Given task
Set the listing down again in full, word for word, with the pictures left out.

Dataset content

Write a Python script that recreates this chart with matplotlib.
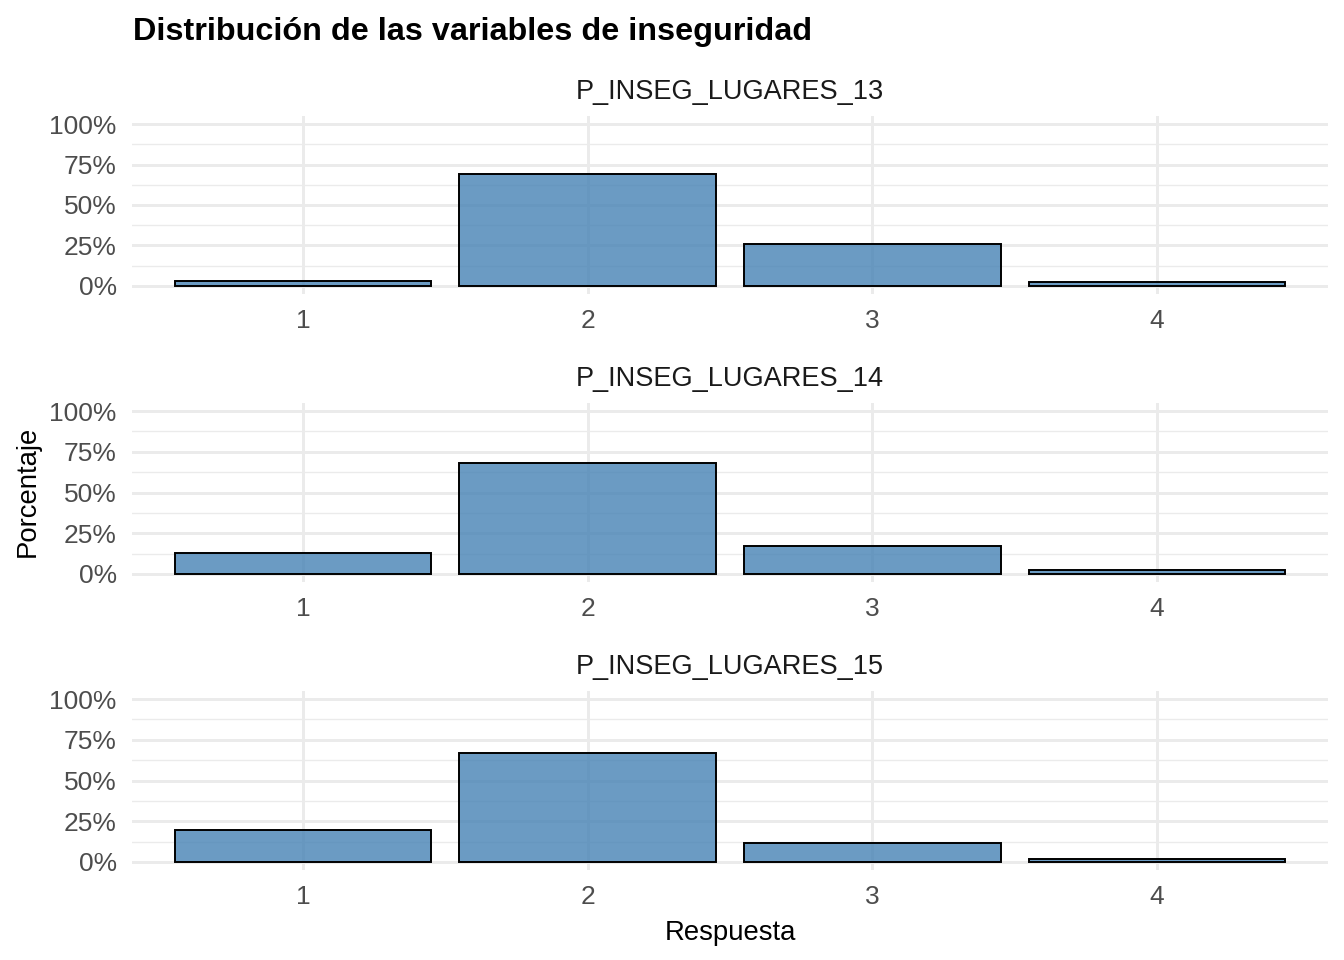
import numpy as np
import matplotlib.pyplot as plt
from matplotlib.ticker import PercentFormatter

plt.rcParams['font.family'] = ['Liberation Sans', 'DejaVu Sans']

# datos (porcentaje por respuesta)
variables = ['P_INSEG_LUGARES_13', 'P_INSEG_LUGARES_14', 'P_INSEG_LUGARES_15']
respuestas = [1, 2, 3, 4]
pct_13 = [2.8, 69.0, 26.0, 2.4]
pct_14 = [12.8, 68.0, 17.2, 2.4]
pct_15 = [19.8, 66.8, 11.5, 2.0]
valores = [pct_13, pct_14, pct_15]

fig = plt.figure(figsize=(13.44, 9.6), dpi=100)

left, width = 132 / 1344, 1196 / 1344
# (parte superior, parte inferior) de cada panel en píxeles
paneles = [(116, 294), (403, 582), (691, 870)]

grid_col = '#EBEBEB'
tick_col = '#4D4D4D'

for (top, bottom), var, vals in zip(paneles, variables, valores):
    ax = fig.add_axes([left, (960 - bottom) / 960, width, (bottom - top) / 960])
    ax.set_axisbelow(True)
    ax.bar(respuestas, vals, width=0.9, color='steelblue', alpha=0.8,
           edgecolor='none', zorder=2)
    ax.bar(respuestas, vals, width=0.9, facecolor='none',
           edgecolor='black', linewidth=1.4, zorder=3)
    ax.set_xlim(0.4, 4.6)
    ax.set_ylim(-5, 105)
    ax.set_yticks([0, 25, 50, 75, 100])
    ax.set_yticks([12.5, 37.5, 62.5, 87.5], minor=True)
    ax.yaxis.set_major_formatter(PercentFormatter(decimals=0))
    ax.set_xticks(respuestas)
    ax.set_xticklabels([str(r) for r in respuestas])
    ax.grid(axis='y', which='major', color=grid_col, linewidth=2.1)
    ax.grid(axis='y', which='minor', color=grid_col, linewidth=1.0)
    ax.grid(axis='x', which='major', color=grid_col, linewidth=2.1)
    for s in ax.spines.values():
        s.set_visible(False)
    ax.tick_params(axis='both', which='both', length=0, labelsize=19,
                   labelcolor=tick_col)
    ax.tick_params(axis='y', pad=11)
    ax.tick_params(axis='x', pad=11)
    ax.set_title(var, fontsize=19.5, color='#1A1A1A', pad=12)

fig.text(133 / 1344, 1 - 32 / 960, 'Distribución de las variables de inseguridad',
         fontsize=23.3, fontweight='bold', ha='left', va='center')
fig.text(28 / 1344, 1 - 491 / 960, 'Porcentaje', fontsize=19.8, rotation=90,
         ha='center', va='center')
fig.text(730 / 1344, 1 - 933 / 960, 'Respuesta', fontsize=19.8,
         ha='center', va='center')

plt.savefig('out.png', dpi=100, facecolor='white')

Solution for this exercise
Write a Python script that recreates this chart with matplotlib.
import numpy as np
import matplotlib.pyplot as plt
from matplotlib.ticker import PercentFormatter

plt.rcParams['font.family'] = ['Liberation Sans', 'DejaVu Sans']

# datos (porcentaje por respuesta)
variables = ['P_INSEG_LUGARES_13', 'P_INSEG_LUGARES_14', 'P_INSEG_LUGARES_15']
respuestas = [1, 2, 3, 4]
pct_13 = [2.8, 69.0, 26.0, 2.4]
pct_14 = [12.8, 68.0, 17.2, 2.4]
pct_15 = [19.8, 66.8, 11.5, 2.0]
valores = [pct_13, pct_14, pct_15]

fig = plt.figure(figsize=(13.44, 9.6), dpi=100)

left, width = 132 / 1344, 1196 / 1344
# (parte superior, parte inferior) de cada panel en píxeles
paneles = [(116, 294), (403, 582), (691, 870)]

grid_col = '#EBEBEB'
tick_col = '#4D4D4D'

for (top, bottom), var, vals in zip(paneles, variables, valores):
    ax = fig.add_axes([left, (960 - bottom) / 960, width, (bottom - top) / 960])
    ax.set_axisbelow(True)
    ax.bar(respuestas, vals, width=0.9, color='steelblue', alpha=0.8,
           edgecolor='none', zorder=2)
    ax.bar(respuestas, vals, width=0.9, facecolor='none',
           edgecolor='black', linewidth=1.4, zorder=3)
    ax.set_xlim(0.4, 4.6)
    ax.set_ylim(-5, 105)
    ax.set_yticks([0, 25, 50, 75, 100])
    ax.set_yticks([12.5, 37.5, 62.5, 87.5], minor=True)
    ax.yaxis.set_major_formatter(PercentFormatter(decimals=0))
    ax.set_xticks(respuestas)
    ax.set_xticklabels([str(r) for r in respuestas])
    ax.grid(axis='y', which='major', color=grid_col, linewidth=2.1)
    ax.grid(axis='y', which='minor', color=grid_col, linewidth=1.0)
    ax.grid(axis='x', which='major', color=grid_col, linewidth=2.1)
    for s in ax.spines.values():
        s.set_visible(False)
    ax.tick_params(axis='both', which='both', length=0, labelsize=19,
                   labelcolor=tick_col)
    ax.tick_params(axis='y', pad=11)
    ax.tick_params(axis='x', pad=11)
    ax.set_title(var, fontsize=19.5, color='#1A1A1A', pad=12)

fig.text(133 / 1344, 1 - 32 / 960, 'Distribución de las variables de inseguridad',
         fontsize=23.3, fontweight='bold', ha='left', va='center')
fig.text(28 / 1344, 1 - 491 / 960, 'Porcentaje', fontsize=19.8, rotation=90,
         ha='center', va='center')
fig.text(730 / 1344, 1 - 933 / 960, 'Respuesta', fontsize=19.8,
         ha='center', va='center')

plt.savefig('out.png', dpi=100, facecolor='white')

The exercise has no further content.